Over die accuduur gesproken: de Tour One M3 gaat zeker 35 uur mee bij het luisteren naar muziek met de ANC-modus aan. Zonder ANC komen daar nog tientallen uren bij. Opladen doet de hoofdtelefoon snel via zijn usb-c-poort. Vijf minuten opladen is goed voor ruim drie uur muziek luisteren.

Smart Tx is interessante gadget

Dan nog even over de Smart Tx, het kleine rechthoekige apparaatje dat werkt met de hoofdtelefoon. De Smart Tx heeft een accu die in de praktijk meerdere werkdagen meegaat, of langer als je de hoofdtelefoon minder vaak gebruikt. Op het aanraakgevoelige schermpje van de gadget zie je nuttige informatie over het gebruik van de hoofdtelefoon en je muziek. Je kunt ook allerlei instellingen veranderen. Met deze gadget binnen handbereik hoef je de JBL-app op je smartphone eigenlijk niet te openen.

©Rens Blom

Maar de gadget kan – gelukkig – meer. Je kunt 'm namelijk bekabeld via usb aansluiten op vele typen audiobronnen, van een computer en televisie tot het inflight-entertainmentsysteem in het vliegtuig. Na het koppelen en aanzetten van de Smart TX maakt deze automatisch verbinding met je Tour One M3 en stuurt het geluid draadloos door. Zo kun je dus een film kijken op het vliegtuigschermpje zonder dat je per ongeluk de kabel uit je hoofdtelefoon trekt als je je dekentje lekker warm om je benen vouwt.

©Rens Blom

Ook noemenswaardig is dat de Smart Tx ondersteuning biedt voor Auracast, een relatief nieuwe bluetooth-functionaliteit waarmee je geluid van één apparaat kunt streamen naar meerdere ondersteunde hoofdtelefoons, oordopjes en luidsprekers. JBL zet al langer in op Auracast, wat de Smart Tx-gadget extra nuttig maakt voor wie al andere moderne JBL-producten gebruikt.

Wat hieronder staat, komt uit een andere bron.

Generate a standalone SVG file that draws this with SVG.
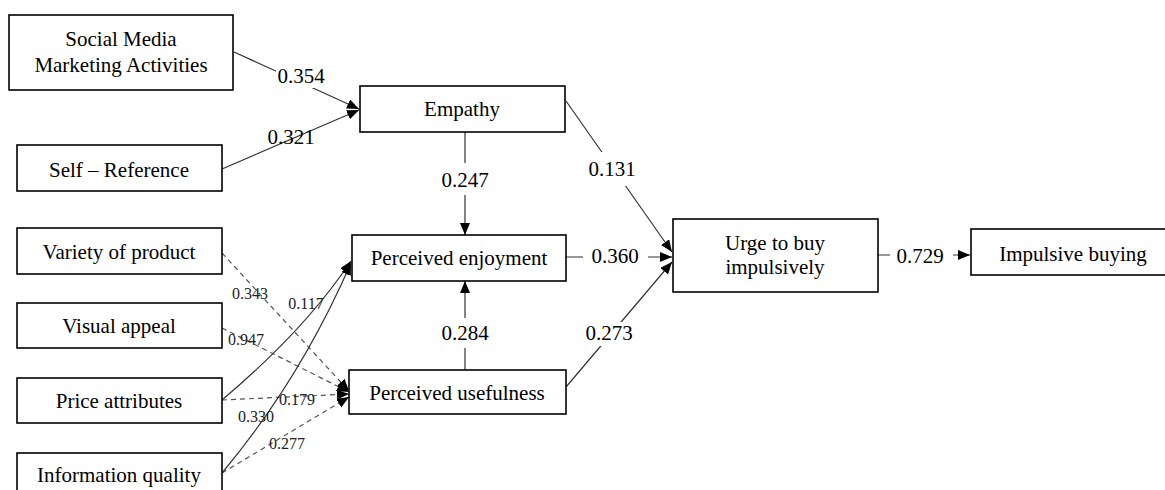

Spreken de functies van de Smart Tx je niet aan? Je kunt de Tour One M3 los kopen voor een adviesprijs van 349 euro of in combinatie met de Smart Tx voor 399 euro. Fijn dat JBL je niet verplicht laat betalen voor een gadget die je misschien niet hoeft.

©Rens Blom

Conclusie: JBL Tour One M3 kopen?

De JBL Tour One M3 biedt premium draagcomfort, een uitstekende accuduur en krachtig geluid in een strak jasje. De ANC-modus werkt effectief, maar moet verschillende andere hoofdtelefoons voor zich dulden. Tot slot de Smart Tx: een slim ontworpen gadget waar de een veel plezier aan gaat beleven, en waar een ander geen behoefte aan heeft. Goed dat JBL de Tour One M3 met en zonder Smart Tx aanbiedt, voor een prijs vanaf 350 euro. Een stevige prijs, maar een gerechtvaardigde prijs naar onze mening.